Avant que "les Russes n'écrasent tout sous leurs bottes", il travaillait dans une entreprise du secteur du bois. Comme Pompier, il ne doute pas un instant de la victoire. "Je suis convaincu à 100 % que les Russes n'iront pas plus loin. Il leur faudrait mille tanks ! Tactiquement, ils sont en train de perdre, car nos défenses ont été considérablement renforcées, nous avons des tanks, de l'artillerie, des munitions, des armes".

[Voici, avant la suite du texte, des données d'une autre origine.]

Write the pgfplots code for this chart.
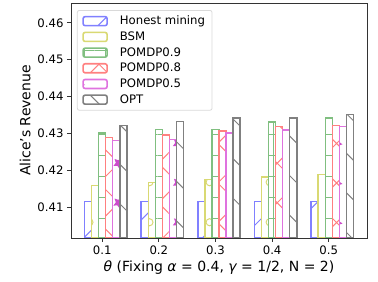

Pour beaucoup d'observateurs, la fourniture en urgence, dès le mois de janvier, par les pays occidentaux de missiles anti-char portatifs à l'armée ukrainienne a sans doute changé la donne. Sur cette ligne de défense, on découvre sur le bas-côté des dizaines de caisses vides de ces missiles. Et, dans les bunkers en rondins de bois qui parsèment les tranchées, nous avons vu d'autres caisses contenant des missiles prêts à être utilisées.
"Ce que vous avez vu, ce sont des missiles anti-char, des Javelin, des Stugna, des NLAW et nous en avons beaucoup d'autres sur d'autres positions", affirme Pompier. Respectivement de fabrication américaine, ukrainienne et britannique, ils sont devenus les emblèmes de l'opiniâtre résistance ukrainienne à "l'opération spéciale" lancée par Vladimir Poutine.
Calme et taciturne, le jeune soldat ajoute cependant : "Nous sommes reconnaissants de recevoir de l'aide de l'étranger afin de combattre pour la liberté de l'Ukraine. Mais je pense que les sanctions, ce n'est pas ça qui va marcher. Les vraies sanctions, c'est notre artillerie et nos troupes".
Avoir résisté à la puissante et massive armée russe semble avoir forgé un moral d'acier aux soldats qui tiennent cette position depuis maintenant trois semaines. "Nous avons une meilleure tactique et nous avons des alliés qui nous fournissent des armes", ajoute le volontaire qui s'occupe du bien-être de soldats.
Sur le chemin du retour, Oleksander, notre guide, nous explique que l'état-major a fait le choix de ne pas installer une défense fixe pour défendre Kiev, qui pourrait être détruite par l'aviation russe, mais plutôt de construire une défense mobile capable de manœuvrer facilement.
Un choix audacieux qui, jusqu'à présent, permet à la capitale ukrainienne de résister tant bien que mal. L'ex-journaliste désormais vêtu de kaki conclut la conversation avec une citation attribuée à l'ancienne première ministre israélienne Golda Meir, née à Kiev en 1898 : "Nous entendons rester en vie et notre voisin veut notre mort. C'est une situation qui laisse peu de place au compromis".